▶ [What is asked]: Return the lines that follow, exactly as they appear, from the first through the one containing "const yMinorTicks = [12.5, 17.5, 22.5, 27.5, 32.5, 37.5];"; no pictures are to be included.

▶ [Data segment]:

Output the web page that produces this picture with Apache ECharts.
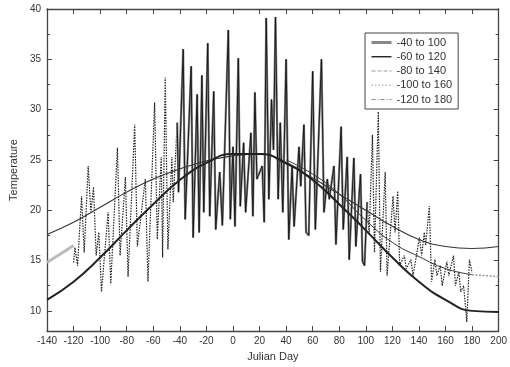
<!DOCTYPE html>
<html><head><meta charset="utf-8">
<script src="https://cdn.jsdelivr.net/npm/echarts@6/dist/echarts.min.js"></script>
<style>html,body{margin:0;padding:0;background:#fff}#c{width:510px;height:367px}</style>
</head><body><div id="c"></div>
<script>
// ---- data ----
const legendNames = ['-40 to 100', '-60 to 120', '-80 to 140', '-100 to 160', '-120 to 180'];
const yMajorTicks = [10, 15, 20, 25, 30, 35, 40];
const yMinorTicks = [12.5, 17.5, 22.5, 27.5, 32.5, 37.5];

// daily temperature trace (peaks / troughs)
const noiseDays = [
  -120, -119, -117, -114, -112, -109, -107, -105, -103, -101, -99, -94, -92, -87, -85, -81, -79,
  -74, -72, -66, -64, -59, -57, -54, -53, -51, -49, -46, -45, -42, -41,
  -37.5, -36, -31.5, -30, -27, -25.5, -23.4, -22, -19, -17.5, -14.5, -13, -10, -8, -3.5, -2,
  0, 1.5, 4, 5.5, 8, 9.5, 13.5, 15, 16.5, 18, 22, 23.5, 25, 27, 29, 30.5, 32, 34, 35.6, 37.5,
  40, 42, 44.5, 46, 49.7, 51, 53.4, 55, 57, 60, 62, 66.6, 68.5, 71, 72.5, 76, 77.5, 81.4, 83,
  86, 87.5, 91, 92.5, 96, 97.5, 99, 101, 102.5,
  105, 106.5, 109.4, 111, 114.6, 116, 120.5, 122, 124, 125.5, 129, 130.5, 134, 135.5, 140.4, 142,
  144, 145, 147.8, 149.5, 152, 153.5, 156, 157.5, 161, 162.5, 166, 167.5, 170, 171.5, 173.6, 175,
  176, 178, 180
];
const noiseTemps = [
  14.8, 16.3, 14.5, 21.4, 15.8, 24.4, 19.8, 22.3, 15.5, 17.8, 11.9, 19.8, 12.7, 26.2, 15.5, 23.3, 13.4,
  28.5, 16.4, 23.1, 12.9, 30.7, 17.1, 25.3, 15.3, 33.2, 16.1, 25.3, 20.8, 28.7, 21.8,
  36.0, 19.1, 34.3, 17.3, 31.5, 17.8, 33.4, 19.8, 36.6, 19.4, 31.8, 18.1, 23.8, 18.5, 37.9, 19.1,
  26.3, 18.4, 35.1, 20.4, 26.7, 19.8, 27.7, 19.4, 31.7, 23.1, 24.4, 18.8, 39.1, 21.1, 31.0, 26.0, 39.2, 21.1, 28.7, 19.8,
  35.0, 17.1, 24.4, 18.4, 26.3, 22.4, 28.5, 17.8, 17.5, 33.8, 18.1, 35.0, 19.8, 23.1, 21.1, 24.4, 16.6, 28.3, 18.1,
  25.3, 15.1, 25.2, 16.4, 23.6, 14.9, 14.5, 20.8, 17.6,
  27.5, 15.8, 29.8, 13.9, 23.8, 13.5, 21.4, 17.8, 21.9, 14.5, 15.5, 14.2, 15.1, 13.5, 17.3, 15.5,
  17.8, 16.5, 20.4, 12.9, 15.1, 13.5, 14.5, 12.5, 14.9, 13.5, 15.5, 12.5, 13.9, 11.9, 12.5, 10.5,
  8.9, 15.1, 13.8
];

// fitted seasonal curves
const fitDays = [-140, -120, -100, -80, -60, -40, -20, 0, 20, 40, 60, 80, 100, 120, 140, 160, 180, 200];
const fitLow  = [11.1, 12.9, 15.3, 18.0, 20.6, 23.0, 24.7, 25.6, 25.6, 24.7, 23.0, 20.6, 18.0, 15.3, 12.9, 11.1, 10.0, 9.9];
const fitHigh = [17.6, 18.8, 20.3, 21.8, 23.1, 24.1, 24.9, 25.4, 25.6, 24.6, 23.2, 21.6, 20.0, 18.4, 17.1, 16.4, 16.2, 16.4];
const fitMid  = [14.8, 16.5, 18.2, 19.9, 21.5, 23.0, 24.3, 25.2, 25.5, 25.0, 23.6, 21.6, 19.0, 16.8, 15.4, 14.2, 13.6, 13.4];

// ---- build ----
const pts = noiseDays.map((d, i) => [d, noiseTemps[i]]);
const solidPts = pts.filter(p => p[0] >= -42 && p[0] <= 101);
const pair = arr => fitDays.map((d, i) => [d, arr[i]]);
const midAll = pair(fitMid);
const midLeft = midAll.filter(p => p[0] <= -120);
const midRight = midAll.filter(p => p[0] >= 40 && p[0] <= 180);
const midTail = midAll.filter(p => p[0] >= 180);

const txt = '#333';
const axisLine = {show: true, onZero: false, lineStyle: {color: '#444', width: 1.3}};
const hideSym = {opacity: 0};
const chart = echarts.init(document.getElementById('c'));
chart.setOption({
  animation: false,
  backgroundColor: '#fff',
  grid: {left: 42, right: 7, top: 9, bottom: 36},
  legend: {
    orient: 'vertical', left: 365, top: 33,
    itemWidth: 20, itemHeight: 11, itemGap: 3.25,
    padding: [4, 6, 4, 5],
    borderColor: '#444', borderWidth: 1, backgroundColor: '#fff',
    textStyle: {fontSize: 11, color: txt, fontFamily: 'Liberation Sans'},
    data: [
      {name: legendNames[0], itemStyle: hideSym, lineStyle: {color: '#888', width: 3, type: 'solid'}},
      {name: legendNames[1], itemStyle: hideSym, lineStyle: {color: '#111', width: 1.3, type: 'solid'}},
      {name: legendNames[2], itemStyle: hideSym, lineStyle: {color: '#999', width: 1, type: [4, 2]}},
      {name: legendNames[3], itemStyle: hideSym, lineStyle: {color: '#bbb', width: 1.5, type: [1.5, 2]}},
      {name: legendNames[4], itemStyle: hideSym, lineStyle: {color: '#888', width: 1, type: [4, 2, 1, 2]}}
    ]
  },
  xAxis: [{
    type: 'value', min: -140, max: 200, interval: 20, position: 'bottom',
    name: 'Julian Day', nameLocation: 'middle', nameGap: 20,
    nameTextStyle: {fontSize: 11, color: txt, fontFamily: 'Liberation Sans'},
    axisLine: axisLine,
    axisTick: {inside: true, length: 5, lineStyle: {color: '#444'}},
    axisLabel: {fontSize: 10, color: txt, margin: 5, fontFamily: 'Liberation Sans'},
    splitLine: {show: false}
  }, {
    type: 'value', min: -140, max: 200, interval: 20, position: 'top',
    axisLine: axisLine,
    axisTick: {inside: true, length: 5, lineStyle: {color: '#444'}},
    axisLabel: {show: false}, splitLine: {show: false}
  }],
  yAxis: [{
    type: 'value', min: 8, max: 40, position: 'left',
    name: 'Temperature', nameLocation: 'middle', nameGap: 28, nameRotate: 90,
    nameTextStyle: {fontSize: 11, color: txt, fontFamily: 'Liberation Sans'},
    axisLine: axisLine,
    axisTick: {inside: true, length: 5, customValues: yMajorTicks, lineStyle: {color: '#444'}},
    axisLabel: {fontSize: 10, color: txt, margin: 6, customValues: yMajorTicks, fontFamily: 'Liberation Sans'},
    splitLine: {show: false}
  }, {
    type: 'value', min: 8, max: 40, position: 'left',
    axisLine: {show: false, onZero: false},
    axisTick: {inside: true, length: 3, customValues: yMinorTicks, lineStyle: {color: '#444'}},
    axisLabel: {show: false, customValues: yMinorTicks}, splitLine: {show: false}
  }, {
    type: 'value', min: 8, max: 40, position: 'right',
    axisLine: axisLine,
    axisTick: {inside: true, length: 5, customValues: yMajorTicks, lineStyle: {color: '#444'}},
    axisLabel: {show: false, customValues: yMajorTicks}, splitLine: {show: false}
  }, {
    type: 'value', min: 8, max: 40, position: 'right',
    axisLine: {show: false, onZero: false},
    axisTick: {inside: true, length: 3, customValues: yMinorTicks, lineStyle: {color: '#444'}},
    axisLabel: {show: false, customValues: yMinorTicks}, splitLine: {show: false}
  }],
  series: [
    {name: legendNames[3], type: 'line', symbol: 'none', data: pts, z: 2, color: '#222',
     lineStyle: {color: '#222', width: 1.2, type: [1.5, 1.2]}},
    {name: legendNames[0], type: 'line', symbol: 'none', data: solidPts, z: 3, color: '#888',
     lineStyle: {color: '#888', width: 2.2}},
    {name: legendNames[1], type: 'line', symbol: 'none', data: solidPts, z: 4, color: '#111',
     lineStyle: {color: '#111', width: 0.9}},
    {name: legendNames[4], type: 'line', symbol: 'none', smooth: true, data: midLeft, z: 5, color: '#bbb',
     lineStyle: {color: '#bbb', width: 3}},
    {name: 'midTail', type: 'line', symbol: 'none', smooth: true, data: midTail, z: 5, color: '#999',
     lineStyle: {color: '#999', width: 1.5, type: [2, 1.5]}},
    {name: legendNames[2], type: 'line', symbol: 'none', smooth: true, data: midRight, z: 6, color: '#333',
     lineStyle: {color: '#333', width: 1}},
    {name: 'fitHigh', type: 'line', symbol: 'none', smooth: true, data: pair(fitHigh), z: 6, color: '#333',
     lineStyle: {color: '#333', width: 1.1}},
    {name: 'fitLow', type: 'line', symbol: 'none', smooth: true, data: pair(fitLow), z: 7, color: '#222',
     lineStyle: {color: '#222', width: 2}}
  ]
});
</script></body></html>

▶ [The solution]:
Output the web page that produces this picture with Apache ECharts.
<!DOCTYPE html>
<html><head><meta charset="utf-8">
<script src="https://cdn.jsdelivr.net/npm/echarts@6/dist/echarts.min.js"></script>
<style>html,body{margin:0;padding:0;background:#fff}#c{width:510px;height:367px}</style>
</head><body><div id="c"></div>
<script>
// ---- data ----
const legendNames = ['-40 to 100', '-60 to 120', '-80 to 140', '-100 to 160', '-120 to 180'];
const yMajorTicks = [10, 15, 20, 25, 30, 35, 40];
const yMinorTicks = [12.5, 17.5, 22.5, 27.5, 32.5, 37.5];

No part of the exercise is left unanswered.